Thomas Coville se livre dans le dernier numéro de Course Au Large sur le Trophée Jules Verne. Ce qu’il représente pour lui, sa stratégie, le duel annoncé avec Gitana. Extraits.
Es-tu prêt à écrire une nouvelle page d’histoire sur ce Jules-Verne ?
Battre le record sous les 40 jours, ce sera une nouvelle page dans l’histoire de la voile. Mais on part pour continuer l’histoire du Jules-Verne, qui fait partie aussi de mon histoire. Le premier a été avec Olivier de Kersauson, c’était en 71 jours. C’était mon premier tour du monde en tant qu’équipier, avec un monsieur relativement emblématique. Ensuite, j’ai eu cette chance incroyable de faire l’un de mes plus beaux tours du monde avec Franck Cammas sur Groupama 3, avec un équipage qui était la dream team de l’époque.

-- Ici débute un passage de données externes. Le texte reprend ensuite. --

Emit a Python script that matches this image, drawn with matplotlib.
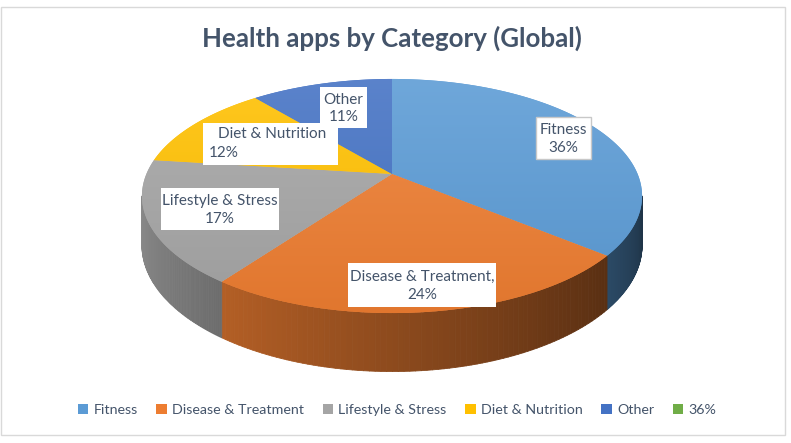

Et tu repars 10 ans après sur ton propre bateau avec Franck, qui tentera également le record ; c’est assez incroyable !
On a des parcours qui se croisent régulièrement, jalonnés de succès, de bons moments, de belles rencontres. Franck a toujours été pertinent, percutant et très humain. On est sur des concepts de bateaux différents mais avec des performances qui se rapprochent. Aujourd’hui, en l’état actuel des uns et des autres, c’est encore très ouvert. Ce n’est pas encore formaté, dans un schéma où il y aurait convergence d’idées, de concepts et de performances qui auraient déterminé que c’est cela plutôt qu’autre chose. Je trouve que cela est fascinant et enthousiasmant.
Sodebo Ultim’ 3 est assez novateur avec son cockpit à l’avant…

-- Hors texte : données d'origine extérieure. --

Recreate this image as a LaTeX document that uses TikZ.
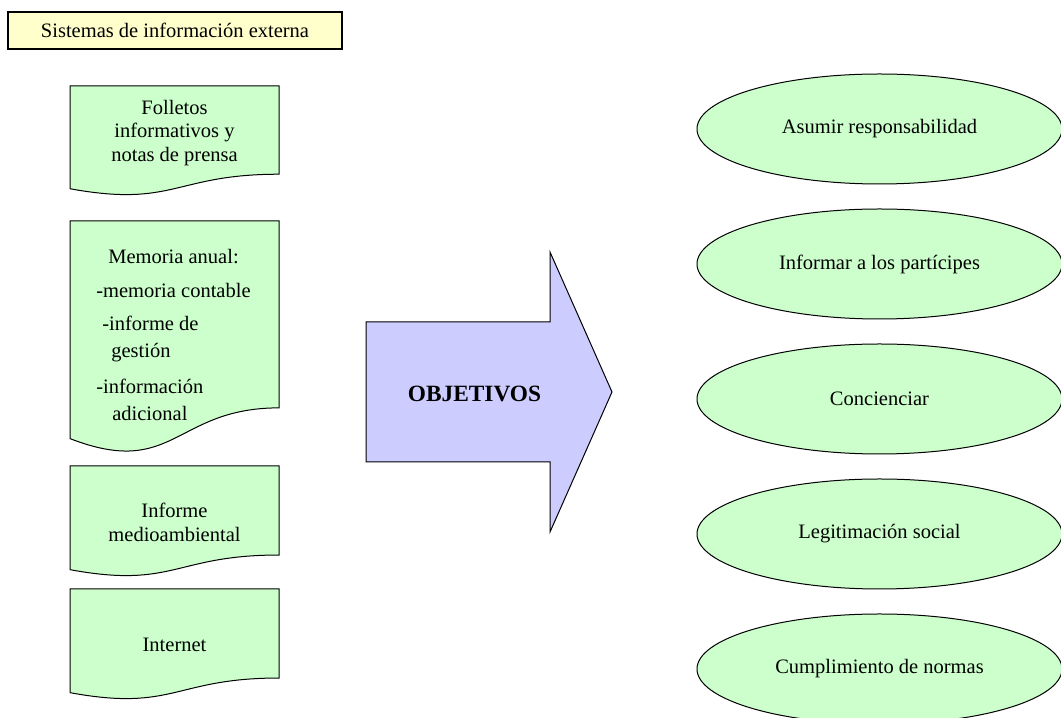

Nous sommes le plus sortis des sentiers battus avec notre idée de centrer les masses, de faire un bateau léger et aérodynamique. Pour autant, plus je regarde le bateau de Verdier, plus je trouve que c’est aussi intelligent : d’avoir choisi dès le départ de très grands foils, d’avoir voulu voler très haut, d’avoir été très ambitieux là-dessus sans avoir beaucoup de données, même s’ils ont utilisé le MOD70, quasiment l’échelle 1/2. C’était un luxe et une opportunité inédite dans la voile d’avoir un bateau d’essai de cette taille. Il y a peu d’écuries dans le monde qui peuvent se permettre ce genre de choses. Plus je le regarde, et le fait aussi maintenant que je vole, mieux j’arrive à le comprendre, la pertinence du raisonnement de Guillaume Verdier sur certains choix. C’est très inspirant, enthousiasmant, et c’est comme cela que je vis ce Jules-Verne à 2 bateaux. C’est une chance.
En routage, vos chances de battre le record sont de quel ordre ?
Cela ne passe pas à chaque fois. Avec les données météo que nous avons, il n’y a qu’un tiers des routes qui passent. Sur ce record, on va plus aller chercher des états de mer qui nous permettent de faire des vitesses incroyables. Ils nous feront faire une route plus longue ou plus facile. Si, sur mes précédentes tentatives, j’avais des doutes sur ma capacité de battre ou pas le record, là, avec le potentiel qu’on a acquis sur le bateau, je suis certain qu’un jour ou l’autre on le battra ; 2020 ou plus tard, je n’en sais rien, mais j’ai cette certitude que ces bateaux le feront. De même, un jour, nos bateaux seront peut-être aussi capables de rattraper le système qui est devant eux. Ce sera cela la révolution. On aura des transitions qui pourront se faire en descendant dans l’Indien ou le Pacifique très sud, traverser une dorsale puis rattraper le phénomène dépressionnaire devant, ou traverser un front et attraper la dorsale anticyclonique derrière.